Working from the top of the listing below, retype each line through the line containing "c.fillRect(120, 374, 59, 9);", both included, with no pictures.
* Begin RECORD EXTRACTS *
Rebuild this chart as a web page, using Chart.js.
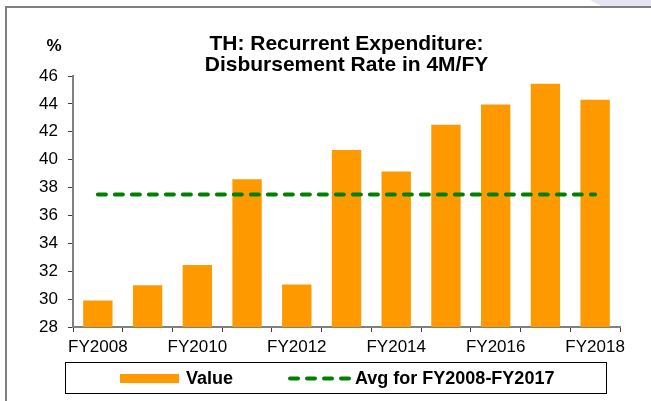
<!DOCTYPE html>
<html>
<head>
<meta charset="utf-8">
<script src="https://cdn.jsdelivr.net/npm/chart.js"></script>
<style>
  html, body { margin: 0; padding: 0; background: #fff; }
  #wrap { width: 651px; height: 401px; position: relative; }
</style>
</head>
<body>
<div id="wrap"><canvas id="rateChart" width="651" height="401"></canvas></div>
<script>
// values
const years = ['FY2008', 'FY2009', 'FY2010', 'FY2011', 'FY2012', 'FY2013',
               'FY2014', 'FY2015', 'FY2016', 'FY2017', 'FY2018'];
const rateValues = [29.9, 31.0, 32.45, 38.6, 31.05, 40.7, 39.15, 42.5, 43.95, 45.45, 44.3];
const avgValues = [37.5, 37.5, 37.5, 37.5, 37.5, 37.5, 37.5, 37.5, 37.5, 37.5, 37.5];
const titleLines = ['TH: Recurrent Expenditure:', 'Disbursement Rate in 4M/FY'];
const yTicks = [28, 30, 32, 34, 36, 38, 40, 42, 44, 46];

const FONT = "'Liberation Sans', Arial, Helvetica, sans-serif";
const ORANGE = '#FF9900';
const GREEN = '#008000';

// frame, corner shading, "%" label and the boxed legend
const decorPlugin = {
  id: 'decor',
  beforeDraw(chart) {
    const c = chart.ctx;
    c.save();
    c.fillStyle = '#e6e6f3';
    c.beginPath();
    c.moveTo(590, 0); c.lineTo(651, 0); c.lineTo(651, 7); c.lineTo(603, 7);
    c.closePath();
    c.fill();
    c.fillStyle = '#7f7f7f';
    c.fillRect(5, 6, 646, 2);
    c.fillRect(5, 6, 2, 395);
    c.restore();
  },
  afterDraw(chart) {
    const c = chart.ctx;
    const ds = chart.data.datasets;
    c.save();
    c.fillStyle = '#000';
    c.font = 'bold 17px ' + FONT;
    c.textAlign = 'center';
    c.textBaseline = 'middle';
    c.fillText('%', 54, 46);

    // legend box
    c.strokeStyle = '#000';
    c.lineWidth = 1;
    c.strokeRect(65.5, 362.5, 541, 31);

    c.fillStyle = ds[0].backgroundColor;
    c.fillRect(120, 374, 59, 9);

    c.strokeStyle = ds[1].borderColor;
    c.lineWidth = 4;
    c.lineCap = 'round';
    c.setLineDash([8, 9]);
    c.beginPath();
    c.moveTo(290, 378.5);
    c.lineTo(350, 378.5);
    c.stroke();
    c.setLineDash([]);

    c.fillStyle = '#000';
    c.textAlign = 'left';
    c.font = 'bold 18px ' + FONT;
    c.fillText(ds[0].label, 186, 379);
    c.fillText(ds[1].label, 355, 379);
    c.restore();
  }
};

new Chart(document.getElementById('rateChart').getContext('2d'), {
  type: 'bar',
  data: {
    labels: years,
    datasets: [{
      type: 'bar',
      label: 'Value',
      data: rateValues,
      backgroundColor: ORANGE,
      borderWidth: 0,
      barPercentage: 0.59,
      categoryPercentage: 1.0,
      order: 2
    }, {
      type: 'line',
      label: 'Avg for FY2008-FY2017',
      data: avgValues,
      borderColor: GREEN,
      borderWidth: 4,
      borderDash: [8, 9],
      borderCapStyle: 'round',
      pointRadius: 0,
      fill: false,
      order: 1
    }]
  },
  options: {
    responsive: false,
    animation: false,
    layout: { padding: { left: 13, right: 31, top: 0, bottom: 0 } },
    plugins: {
      legend: { display: false },
      tooltip: { enabled: false },
      title: {
        display: true,
        fullSize: false, // centre over the plot area, not the whole canvas
        text: titleLines,
        color: '#000',
        font: { family: FONT, size: 21, weight: 'bold', lineHeight: 1.0 },
        padding: { top: 34, bottom: 0 }
      }
    },
    scales: {
      x: {
        grid: { display: true, drawOnChartArea: false, offset: true, tickLength: 5, color: '#404040', lineWidth: 1 },
        border: { display: true, color: '#808080', width: 2 },
        ticks: {
          autoSkip: false,
          maxRotation: 0,
          padding: 5,
          color: '#000',
          font: { family: FONT, size: 17 },
          callback: function(value, index) {
            return index % 2 === 0 ? years[index] : '';
          }
        },
        afterFit: function(scale) { scale.height = 74; }
      },
      y: {
        min: 28,
        max: 46,
        afterBuildTicks: function(scale) {
          scale.ticks = yTicks.map(v => ({ value: v }));
        },
        grid: { display: true, drawOnChartArea: false, tickLength: 5, color: '#404040', lineWidth: 1 },
        border: { display: true, color: '#808080', width: 2 },
        ticks: {
          padding: 10,
          color: '#000',
          font: { family: FONT, size: 17 }
        },
        afterFit: function(scale) { scale.width = 60; }
      }
    }
  },
  plugins: [decorPlugin]
});
</script>
</body>
</html>
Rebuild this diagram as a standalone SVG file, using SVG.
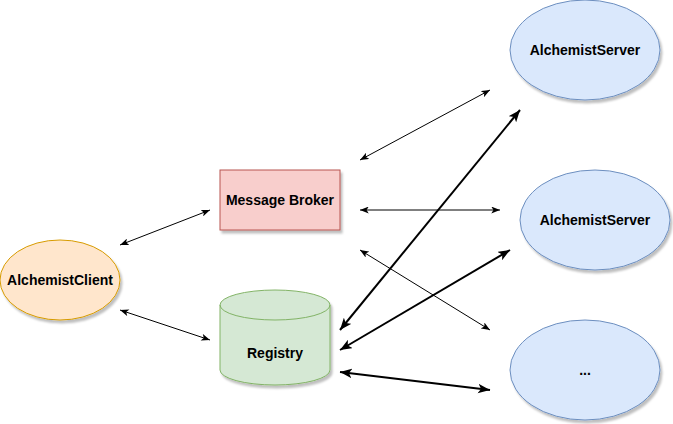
<svg xmlns="http://www.w3.org/2000/svg" width="673" height="424" viewBox="0 0 673 424">
<style>
text{font-family:"Liberation Sans",Arial,sans-serif;font-size:14px;font-weight:bold;fill:#000;text-anchor:middle;dominant-baseline:central}
.thin{stroke:#000;stroke-width:1;fill:none;marker-start:url(#a1);marker-end:url(#a1)}
.thick{stroke:#000;stroke-width:2;fill:none;marker-start:url(#a2);marker-end:url(#a2)}
.srv{fill:#dae8fc;stroke:#6c8ebf;stroke-width:1}
</style>
<defs>
<filter id="sh" x="-10%" y="-10%" width="130%" height="130%">
<feDropShadow dx="2" dy="3" stdDeviation="1.2" flood-color="#000" flood-opacity="0.25"/>
</filter>
<marker id="a1" viewBox="0 0 10 8" refX="10" refY="4" markerWidth="9" markerHeight="7" markerUnits="userSpaceOnUse" orient="auto-start-reverse">
<path d="M0,0 L10,4 L0,8 L2.5,4 Z" fill="#000"/>
</marker>
<marker id="a2" viewBox="0 0 10 8" refX="10" refY="4" markerWidth="12" markerHeight="10" markerUnits="userSpaceOnUse" orient="auto-start-reverse">
<path d="M0,0 L10,4 L0,8 L2.5,4 Z" fill="#000"/>
</marker>
</defs>
<g id="connectors">
<line class="thin" x1="120" y1="245" x2="210" y2="210"/>
<line class="thin" x1="120" y1="310" x2="210" y2="340"/>
<line class="thin" x1="360" y1="160" x2="490" y2="90"/>
<line class="thin" x1="360" y1="210" x2="500" y2="210"/>
<line class="thin" x1="360" y1="250" x2="490" y2="330"/>
<line class="thick" x1="340" y1="330" x2="520" y2="110"/>
<line class="thick" x1="340" y1="350" x2="510" y2="250"/>
<line class="thick" x1="340" y1="372" x2="490" y2="390"/>
</g>
<g id="client">
<ellipse cx="60" cy="280" rx="60" ry="40" fill="#ffe6cc" stroke="#d79b00" filter="url(#sh)"/>
<text x="60" y="280">AlchemistClient</text>
</g>
<g id="broker">
<rect x="220" y="170" width="120" height="60" fill="#f8cecc" stroke="#b85450" filter="url(#sh)"/>
<text x="280" y="200">Message Broker</text>
</g>
<g id="registry">
<g filter="url(#sh)">
<path d="M220,305 A55,15 0 0 1 330,305 L330,370 A55,15 0 0 1 220,370 Z" fill="#d5e8d4" stroke="#82b366"/>
</g>
<path d="M220,305 A55,15 0 0 0 330,305" fill="none" stroke="#82b366"/>
<text x="275" y="353">Registry</text>
</g>
<g id="server1">
<ellipse class="srv" cx="585" cy="50" rx="75" ry="50" filter="url(#sh)"/>
<text x="585" y="50">AlchemistServer</text>
</g>
<g id="server2">
<ellipse class="srv" cx="595" cy="220" rx="75" ry="50" filter="url(#sh)"/>
<text x="595" y="220">AlchemistServer</text>
</g>
<g id="server3">
<ellipse class="srv" cx="585" cy="370" rx="75" ry="50" filter="url(#sh)"/>
<text x="585" y="370">...</text>
</g>
</svg>
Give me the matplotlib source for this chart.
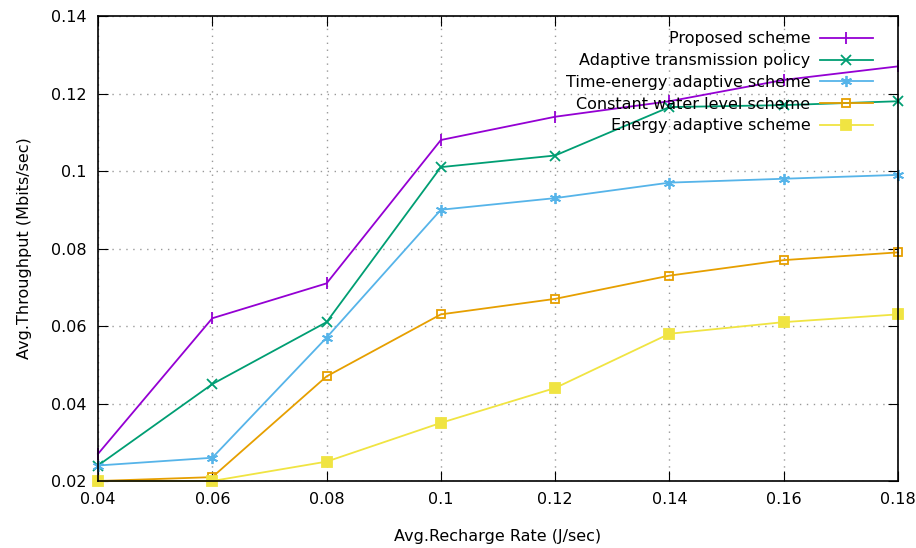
* End RECORD EXTRACTS *
THE RESPONSE
Rebuild this chart as a web page, using Chart.js.
<!DOCTYPE html>
<html>
<head>
<meta charset="utf-8">
<script src="https://cdn.jsdelivr.net/npm/chart.js"></script>
<style>
  html, body { margin: 0; padding: 0; background: #fff; }
  #wrap { width: 651px; height: 401px; position: relative; }
</style>
</head>
<body>
<div id="wrap"><canvas id="rateChart" width="651" height="401"></canvas></div>
<script>
// values
const years = ['FY2008', 'FY2009', 'FY2010', 'FY2011', 'FY2012', 'FY2013',
               'FY2014', 'FY2015', 'FY2016', 'FY2017', 'FY2018'];
const rateValues = [29.9, 31.0, 32.45, 38.6, 31.05, 40.7, 39.15, 42.5, 43.95, 45.45, 44.3];
const avgValues = [37.5, 37.5, 37.5, 37.5, 37.5, 37.5, 37.5, 37.5, 37.5, 37.5, 37.5];
const titleLines = ['TH: Recurrent Expenditure:', 'Disbursement Rate in 4M/FY'];
const yTicks = [28, 30, 32, 34, 36, 38, 40, 42, 44, 46];

const FONT = "'Liberation Sans', Arial, Helvetica, sans-serif";
const ORANGE = '#FF9900';
const GREEN = '#008000';

// frame, corner shading, "%" label and the boxed legend
const decorPlugin = {
  id: 'decor',
  beforeDraw(chart) {
    const c = chart.ctx;
    c.save();
    c.fillStyle = '#e6e6f3';
    c.beginPath();
    c.moveTo(590, 0); c.lineTo(651, 0); c.lineTo(651, 7); c.lineTo(603, 7);
    c.closePath();
    c.fill();
    c.fillStyle = '#7f7f7f';
    c.fillRect(5, 6, 646, 2);
    c.fillRect(5, 6, 2, 395);
    c.restore();
  },
  afterDraw(chart) {
    const c = chart.ctx;
    const ds = chart.data.datasets;
    c.save();
    c.fillStyle = '#000';
    c.font = 'bold 17px ' + FONT;
    c.textAlign = 'center';
    c.textBaseline = 'middle';
    c.fillText('%', 54, 46);

    // legend box
    c.strokeStyle = '#000';
    c.lineWidth = 1;
    c.strokeRect(65.5, 362.5, 541, 31);

    c.fillStyle = ds[0].backgroundColor;
    c.fillRect(120, 374, 59, 9);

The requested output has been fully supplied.